• **EXERCISE OBJECTIVE**: Copy all of the material word for word, except for the pictures.

• **SOURCE MATERIAL**:
········
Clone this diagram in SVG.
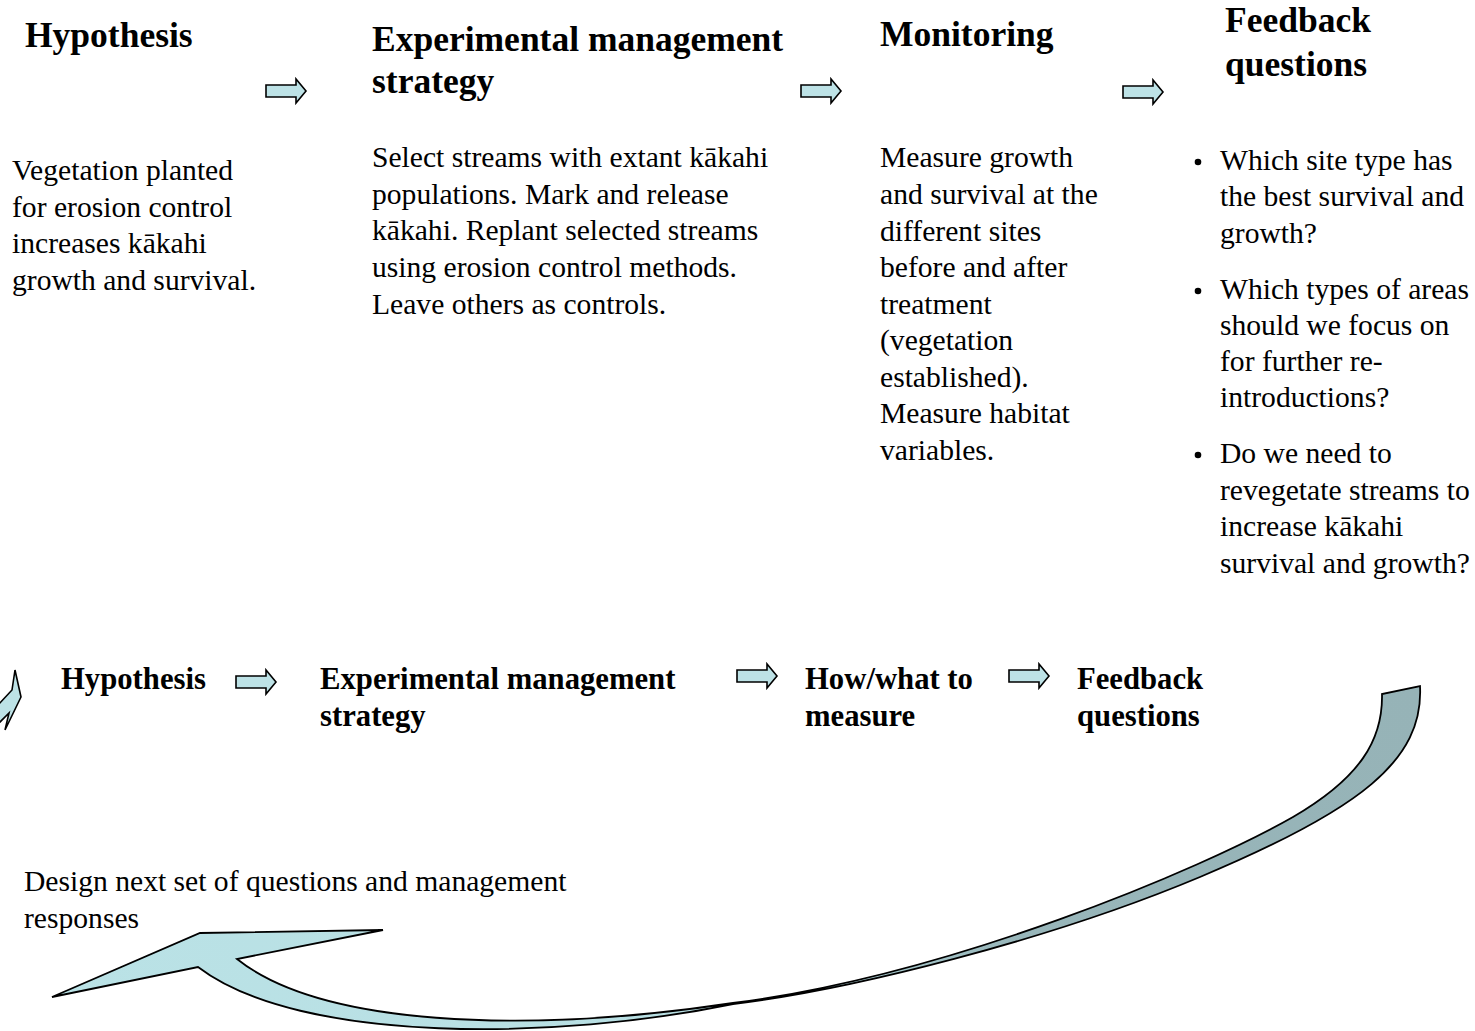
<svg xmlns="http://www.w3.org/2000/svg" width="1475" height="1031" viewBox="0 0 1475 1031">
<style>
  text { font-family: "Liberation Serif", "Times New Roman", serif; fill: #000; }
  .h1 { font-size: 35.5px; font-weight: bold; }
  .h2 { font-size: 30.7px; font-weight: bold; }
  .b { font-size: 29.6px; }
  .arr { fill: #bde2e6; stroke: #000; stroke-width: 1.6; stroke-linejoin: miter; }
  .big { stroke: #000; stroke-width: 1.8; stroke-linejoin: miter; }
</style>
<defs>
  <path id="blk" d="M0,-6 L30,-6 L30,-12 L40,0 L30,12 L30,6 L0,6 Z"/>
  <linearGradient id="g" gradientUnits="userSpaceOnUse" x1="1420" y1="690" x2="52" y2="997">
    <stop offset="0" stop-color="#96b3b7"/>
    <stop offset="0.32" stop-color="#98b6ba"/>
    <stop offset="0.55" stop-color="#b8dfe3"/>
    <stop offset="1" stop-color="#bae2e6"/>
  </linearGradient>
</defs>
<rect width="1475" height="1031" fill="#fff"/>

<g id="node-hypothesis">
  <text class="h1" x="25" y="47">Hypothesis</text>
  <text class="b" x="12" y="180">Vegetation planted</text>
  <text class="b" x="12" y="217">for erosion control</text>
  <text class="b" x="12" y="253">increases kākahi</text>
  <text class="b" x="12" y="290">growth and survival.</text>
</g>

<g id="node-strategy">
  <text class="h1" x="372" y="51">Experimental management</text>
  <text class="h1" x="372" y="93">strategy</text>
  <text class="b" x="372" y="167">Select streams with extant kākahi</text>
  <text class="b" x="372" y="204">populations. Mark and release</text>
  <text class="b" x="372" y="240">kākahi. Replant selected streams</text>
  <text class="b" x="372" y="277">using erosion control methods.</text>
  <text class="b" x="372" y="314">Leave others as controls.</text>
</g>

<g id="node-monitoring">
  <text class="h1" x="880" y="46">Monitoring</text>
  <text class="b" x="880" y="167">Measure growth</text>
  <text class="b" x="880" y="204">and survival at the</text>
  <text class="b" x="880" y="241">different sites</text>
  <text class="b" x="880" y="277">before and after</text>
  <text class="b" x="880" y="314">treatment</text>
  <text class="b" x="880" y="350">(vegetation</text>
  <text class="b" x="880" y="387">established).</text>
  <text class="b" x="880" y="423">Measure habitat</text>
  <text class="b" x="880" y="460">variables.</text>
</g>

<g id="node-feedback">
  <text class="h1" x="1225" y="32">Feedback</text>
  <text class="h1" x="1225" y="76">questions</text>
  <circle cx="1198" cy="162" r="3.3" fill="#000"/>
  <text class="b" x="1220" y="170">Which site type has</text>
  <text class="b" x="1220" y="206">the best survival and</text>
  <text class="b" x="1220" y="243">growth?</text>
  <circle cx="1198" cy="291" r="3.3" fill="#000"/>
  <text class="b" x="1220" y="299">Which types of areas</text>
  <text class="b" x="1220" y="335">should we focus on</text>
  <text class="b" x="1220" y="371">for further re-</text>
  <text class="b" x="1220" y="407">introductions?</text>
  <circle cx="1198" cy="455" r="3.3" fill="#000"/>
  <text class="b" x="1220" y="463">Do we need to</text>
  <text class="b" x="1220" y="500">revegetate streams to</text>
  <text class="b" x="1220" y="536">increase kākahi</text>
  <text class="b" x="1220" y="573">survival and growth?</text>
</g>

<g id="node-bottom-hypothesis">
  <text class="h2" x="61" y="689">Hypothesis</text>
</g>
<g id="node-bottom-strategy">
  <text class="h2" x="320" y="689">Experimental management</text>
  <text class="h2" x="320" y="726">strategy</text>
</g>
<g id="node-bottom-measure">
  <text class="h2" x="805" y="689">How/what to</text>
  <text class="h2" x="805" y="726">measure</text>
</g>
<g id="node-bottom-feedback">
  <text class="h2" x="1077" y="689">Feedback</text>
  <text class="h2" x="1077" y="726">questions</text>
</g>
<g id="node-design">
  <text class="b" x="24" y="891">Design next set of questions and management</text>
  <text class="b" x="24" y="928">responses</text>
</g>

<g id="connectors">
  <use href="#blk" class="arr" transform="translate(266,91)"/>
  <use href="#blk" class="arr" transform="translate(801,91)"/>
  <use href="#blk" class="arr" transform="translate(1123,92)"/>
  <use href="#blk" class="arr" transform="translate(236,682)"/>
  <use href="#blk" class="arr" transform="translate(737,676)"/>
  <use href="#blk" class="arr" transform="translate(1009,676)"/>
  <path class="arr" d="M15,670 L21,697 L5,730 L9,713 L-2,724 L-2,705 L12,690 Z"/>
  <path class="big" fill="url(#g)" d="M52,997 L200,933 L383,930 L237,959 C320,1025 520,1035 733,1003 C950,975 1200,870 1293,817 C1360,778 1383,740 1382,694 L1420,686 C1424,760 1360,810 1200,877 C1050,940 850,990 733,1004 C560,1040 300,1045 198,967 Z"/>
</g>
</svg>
········
• **FINISHED ANSWER**:
Clone this diagram in SVG.
<svg xmlns="http://www.w3.org/2000/svg" width="1475" height="1031" viewBox="0 0 1475 1031">
<style>
  text { font-family: "Liberation Serif", "Times New Roman", serif; fill: #000; }
  .h1 { font-size: 35.5px; font-weight: bold; }
  .h2 { font-size: 30.7px; font-weight: bold; }
  .b { font-size: 29.6px; }
  .arr { fill: #bde2e6; stroke: #000; stroke-width: 1.6; stroke-linejoin: miter; }
  .big { stroke: #000; stroke-width: 1.8; stroke-linejoin: miter; }
</style>
<defs>
  <path id="blk" d="M0,-6 L30,-6 L30,-12 L40,0 L30,12 L30,6 L0,6 Z"/>
  <linearGradient id="g" gradientUnits="userSpaceOnUse" x1="1420" y1="690" x2="52" y2="997">
    <stop offset="0" stop-color="#96b3b7"/>
    <stop offset="0.32" stop-color="#98b6ba"/>
    <stop offset="0.55" stop-color="#b8dfe3"/>
    <stop offset="1" stop-color="#bae2e6"/>
  </linearGradient>
</defs>
<rect width="1475" height="1031" fill="#fff"/>

<g id="node-hypothesis">
  <text class="h1" x="25" y="47">Hypothesis</text>
  <text class="b" x="12" y="180">Vegetation planted</text>
  <text class="b" x="12" y="217">for erosion control</text>
  <text class="b" x="12" y="253">increases kākahi</text>
  <text class="b" x="12" y="290">growth and survival.</text>
</g>

<g id="node-strategy">
  <text class="h1" x="372" y="51">Experimental management</text>
  <text class="h1" x="372" y="93">strategy</text>
  <text class="b" x="372" y="167">Select streams with extant kākahi</text>
  <text class="b" x="372" y="204">populations. Mark and release</text>
  <text class="b" x="372" y="240">kākahi. Replant selected streams</text>
  <text class="b" x="372" y="277">using erosion control methods.</text>
  <text class="b" x="372" y="314">Leave others as controls.</text>
</g>

<g id="node-monitoring">
  <text class="h1" x="880" y="46">Monitoring</text>
  <text class="b" x="880" y="167">Measure growth</text>
  <text class="b" x="880" y="204">and survival at the</text>
  <text class="b" x="880" y="241">different sites</text>
  <text class="b" x="880" y="277">before and after</text>
  <text class="b" x="880" y="314">treatment</text>
  <text class="b" x="880" y="350">(vegetation</text>
  <text class="b" x="880" y="387">established).</text>
  <text class="b" x="880" y="423">Measure habitat</text>
  <text class="b" x="880" y="460">variables.</text>
</g>

<g id="node-feedback">
  <text class="h1" x="1225" y="32">Feedback</text>
  <text class="h1" x="1225" y="76">questions</text>
  <circle cx="1198" cy="162" r="3.3" fill="#000"/>
  <text class="b" x="1220" y="170">Which site type has</text>
  <text class="b" x="1220" y="206">the best survival and</text>
  <text class="b" x="1220" y="243">growth?</text>
  <circle cx="1198" cy="291" r="3.3" fill="#000"/>
  <text class="b" x="1220" y="299">Which types of areas</text>
  <text class="b" x="1220" y="335">should we focus on</text>
  <text class="b" x="1220" y="371">for further re-</text>
  <text class="b" x="1220" y="407">introductions?</text>
  <circle cx="1198" cy="455" r="3.3" fill="#000"/>
  <text class="b" x="1220" y="463">Do we need to</text>
  <text class="b" x="1220" y="500">revegetate streams to</text>
  <text class="b" x="1220" y="536">increase kākahi</text>
  <text class="b" x="1220" y="573">survival and growth?</text>
</g>

<g id="node-bottom-hypothesis">
  <text class="h2" x="61" y="689">Hypothesis</text>
</g>
<g id="node-bottom-strategy">
  <text class="h2" x="320" y="689">Experimental management</text>
  <text class="h2" x="320" y="726">strategy</text>
</g>
<g id="node-bottom-measure">
  <text class="h2" x="805" y="689">How/what to</text>
  <text class="h2" x="805" y="726">measure</text>
</g>
<g id="node-bottom-feedback">
  <text class="h2" x="1077" y="689">Feedback</text>
  <text class="h2" x="1077" y="726">questions</text>
</g>
<g id="node-design">
  <text class="b" x="24" y="891">Design next set of questions and management</text>
  <text class="b" x="24" y="928">responses</text>
</g>

<g id="connectors">
  <use href="#blk" class="arr" transform="translate(266,91)"/>
  <use href="#blk" class="arr" transform="translate(801,91)"/>
  <use href="#blk" class="arr" transform="translate(1123,92)"/>
  <use href="#blk" class="arr" transform="translate(236,682)"/>
  <use href="#blk" class="arr" transform="translate(737,676)"/>
  <use href="#blk" class="arr" transform="translate(1009,676)"/>
  <path class="arr" d="M15,670 L21,697 L5,730 L9,713 L-2,724 L-2,705 L12,690 Z"/>
  <path class="big" fill="url(#g)" d="M52,997 L200,933 L383,930 L237,959 C320,1025 520,1035 733,1003 C950,975 1200,870 1293,817 C1360,778 1383,740 1382,694 L1420,686 C1424,760 1360,810 1200,877 C1050,940 850,990 733,1004 C560,1040 300,1045 198,967 Z"/>
</g>
</svg>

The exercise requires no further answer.